Yeah, I agree! I’ve tested before on very fast erratic movement and doesn’t do too well. Way to overcome this is shoot as high an FPS you can from the start. Even then, really fast action like exploding particles doesn’t do as well for motion interpolation.
@@ghostapi874 If you don’t care about blurring or artifacts, shoot with an intervalometer and use each frame as a keyframe. This is completely illegitimate and I haven’t tested it. I’ll leave that for photographers, but you should be able to get infinite FPS at infinite resolution.
totally agree! I got some 120 fps very fast moving bird footage and it was basically impossible to make a nice movement over 240 fps effectively. With Topaz i got usable 240 fps out of the 120 (IPB!), but 300%+ (so 360fps+) was just not bearable to watch. Tried the same now with DaVinci... pretty much same result, "usable" 2x, unsable 4x and more. I think you can do it with nearly any footage and framerate to increase fps by factor 2, but anything really fast moving in the frame just demands high fps, so beyond 240 fps from the beginning. I really like the DaVinci Resolve process, much better than the Topaz software when it comes to slowmo processing! Topaz Video Enhance AI does a very good job at bad material, at higher bitrate but lower res stuff, at anything which is just "unwatchable" in 2022. It does also a great job at upscaling BluRay source material to 4K, but for more compressed 1080p material the 4K upscale looks too often wrong especially at eyes, hair and other stuff. So for lesser quality 1080p i stick to 2K/2560x1440 upscale which give just a very good looking "better 1080p".
The rerender slowly degrades the dynamic range and gives a green tint everytime, but it's still barely noticeable by 4800p since the GH6 looks good.

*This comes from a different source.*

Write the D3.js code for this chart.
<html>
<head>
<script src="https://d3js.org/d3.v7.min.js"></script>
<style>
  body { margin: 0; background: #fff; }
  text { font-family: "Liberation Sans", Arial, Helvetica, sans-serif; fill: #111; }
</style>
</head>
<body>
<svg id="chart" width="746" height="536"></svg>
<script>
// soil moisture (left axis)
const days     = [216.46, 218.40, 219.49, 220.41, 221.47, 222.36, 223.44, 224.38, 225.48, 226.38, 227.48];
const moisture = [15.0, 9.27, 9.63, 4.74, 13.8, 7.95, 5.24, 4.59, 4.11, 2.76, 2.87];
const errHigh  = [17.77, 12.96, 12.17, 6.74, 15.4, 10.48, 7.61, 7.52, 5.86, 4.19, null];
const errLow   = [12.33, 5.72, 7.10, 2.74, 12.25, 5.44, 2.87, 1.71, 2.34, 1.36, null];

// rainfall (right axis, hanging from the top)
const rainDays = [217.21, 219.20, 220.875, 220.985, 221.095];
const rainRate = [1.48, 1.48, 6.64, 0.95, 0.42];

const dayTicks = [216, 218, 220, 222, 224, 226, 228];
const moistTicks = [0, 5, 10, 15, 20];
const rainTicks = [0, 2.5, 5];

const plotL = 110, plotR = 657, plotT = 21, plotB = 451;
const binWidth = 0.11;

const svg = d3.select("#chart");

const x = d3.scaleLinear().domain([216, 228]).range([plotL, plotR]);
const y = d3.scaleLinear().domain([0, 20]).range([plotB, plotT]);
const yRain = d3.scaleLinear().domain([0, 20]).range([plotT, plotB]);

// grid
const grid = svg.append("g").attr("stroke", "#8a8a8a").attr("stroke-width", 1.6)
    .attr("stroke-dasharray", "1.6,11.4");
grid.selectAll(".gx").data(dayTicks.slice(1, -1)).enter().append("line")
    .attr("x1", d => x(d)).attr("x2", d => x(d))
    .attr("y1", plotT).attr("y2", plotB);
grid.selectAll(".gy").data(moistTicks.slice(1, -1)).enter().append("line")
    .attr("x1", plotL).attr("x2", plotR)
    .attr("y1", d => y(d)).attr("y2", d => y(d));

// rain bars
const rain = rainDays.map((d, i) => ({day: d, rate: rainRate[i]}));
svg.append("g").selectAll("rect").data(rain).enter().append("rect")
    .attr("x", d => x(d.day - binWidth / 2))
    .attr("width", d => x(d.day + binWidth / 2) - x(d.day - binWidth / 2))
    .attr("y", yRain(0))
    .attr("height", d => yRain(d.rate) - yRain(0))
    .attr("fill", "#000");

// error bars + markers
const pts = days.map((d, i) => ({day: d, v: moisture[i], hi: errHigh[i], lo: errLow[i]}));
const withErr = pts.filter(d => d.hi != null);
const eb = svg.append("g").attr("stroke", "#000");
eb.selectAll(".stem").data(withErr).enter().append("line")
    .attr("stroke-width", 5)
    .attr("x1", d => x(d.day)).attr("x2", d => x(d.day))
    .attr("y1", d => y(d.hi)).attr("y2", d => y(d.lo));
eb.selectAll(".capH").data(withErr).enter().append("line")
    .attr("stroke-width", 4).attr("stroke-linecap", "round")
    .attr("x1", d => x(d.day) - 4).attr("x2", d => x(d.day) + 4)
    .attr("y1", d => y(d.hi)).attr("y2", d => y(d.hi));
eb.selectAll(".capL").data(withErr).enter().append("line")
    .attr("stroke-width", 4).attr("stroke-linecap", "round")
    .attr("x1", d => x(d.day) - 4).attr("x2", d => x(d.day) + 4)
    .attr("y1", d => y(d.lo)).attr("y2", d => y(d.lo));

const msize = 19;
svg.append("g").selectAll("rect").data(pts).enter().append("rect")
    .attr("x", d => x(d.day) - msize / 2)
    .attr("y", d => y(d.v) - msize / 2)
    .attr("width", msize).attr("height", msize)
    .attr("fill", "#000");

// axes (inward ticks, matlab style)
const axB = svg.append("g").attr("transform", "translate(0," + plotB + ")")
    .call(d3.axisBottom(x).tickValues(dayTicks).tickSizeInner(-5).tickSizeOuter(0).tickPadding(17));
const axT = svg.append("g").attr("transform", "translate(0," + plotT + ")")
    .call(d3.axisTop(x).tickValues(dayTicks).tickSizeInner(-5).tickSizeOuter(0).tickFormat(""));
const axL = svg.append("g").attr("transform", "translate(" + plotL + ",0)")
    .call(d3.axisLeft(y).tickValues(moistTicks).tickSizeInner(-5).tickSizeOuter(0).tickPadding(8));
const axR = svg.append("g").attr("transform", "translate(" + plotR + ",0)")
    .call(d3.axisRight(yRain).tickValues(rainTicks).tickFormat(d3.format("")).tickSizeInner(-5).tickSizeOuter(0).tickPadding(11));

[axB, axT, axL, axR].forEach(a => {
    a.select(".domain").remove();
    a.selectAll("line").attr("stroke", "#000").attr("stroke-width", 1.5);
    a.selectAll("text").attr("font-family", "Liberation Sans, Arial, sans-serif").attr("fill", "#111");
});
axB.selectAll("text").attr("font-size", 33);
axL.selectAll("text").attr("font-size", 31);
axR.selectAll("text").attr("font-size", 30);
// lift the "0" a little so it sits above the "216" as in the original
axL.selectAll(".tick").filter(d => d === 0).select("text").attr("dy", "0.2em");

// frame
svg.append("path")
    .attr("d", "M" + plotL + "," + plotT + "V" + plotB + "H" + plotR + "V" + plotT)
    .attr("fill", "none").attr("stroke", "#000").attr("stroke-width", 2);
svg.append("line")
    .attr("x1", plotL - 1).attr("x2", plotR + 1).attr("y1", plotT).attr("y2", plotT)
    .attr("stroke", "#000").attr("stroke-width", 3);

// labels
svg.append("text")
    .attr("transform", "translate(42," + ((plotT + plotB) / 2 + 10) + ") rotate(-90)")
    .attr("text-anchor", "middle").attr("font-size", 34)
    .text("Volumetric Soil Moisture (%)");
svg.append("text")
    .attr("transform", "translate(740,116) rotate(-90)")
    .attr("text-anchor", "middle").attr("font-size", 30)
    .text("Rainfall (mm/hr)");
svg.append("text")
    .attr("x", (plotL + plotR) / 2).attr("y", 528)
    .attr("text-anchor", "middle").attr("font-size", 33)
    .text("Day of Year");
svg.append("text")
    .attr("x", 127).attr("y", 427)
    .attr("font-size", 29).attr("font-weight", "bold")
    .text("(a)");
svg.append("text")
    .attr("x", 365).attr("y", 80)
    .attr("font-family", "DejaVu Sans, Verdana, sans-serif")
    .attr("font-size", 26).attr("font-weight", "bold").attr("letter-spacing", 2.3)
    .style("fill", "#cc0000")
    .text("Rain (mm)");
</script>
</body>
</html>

Surprised by Panasonic, they really came in clutch this time. If the dynamic range doesn't suck worse than Canon, they might have something here - PDAF or not.
@@DaveKatague It's an artistic choice to make more immersive wildlife videos. Kasey obviously wants to represent the intensity of being hunted by a bird of prey by having the autofocus hunt also. 😂
Rumor has it that if you keep slowing down your footage, export, rinse and repeat, you'll end up having a single picture. Then in reality, you could've claimed to yourself you shot something 10,000 fps and it was merely a photo.
Hey Casey, I have been sort of a dick in the comments in the past. I do love your stuff. I am curious what you think about the OM-5... As a micro four loser that uses the Lumix G9, I found it laughable that OM basically made an inferior camera to a 2019 Panasonic camera in nearly 2023. Thoughts?
I just had to come here and post LOL, On the title……Topaz may suck for what you’re using it for. I own the paid version and it’s very good for what I use it for…upscaling SD footage. I also have DaVinci R. Studio. I use both on the same videos, they work great together.
There are no artefacts because the background is neutral and uncluttered. If the background was foliage or busy, it wouldn't be that smooth and artefact free.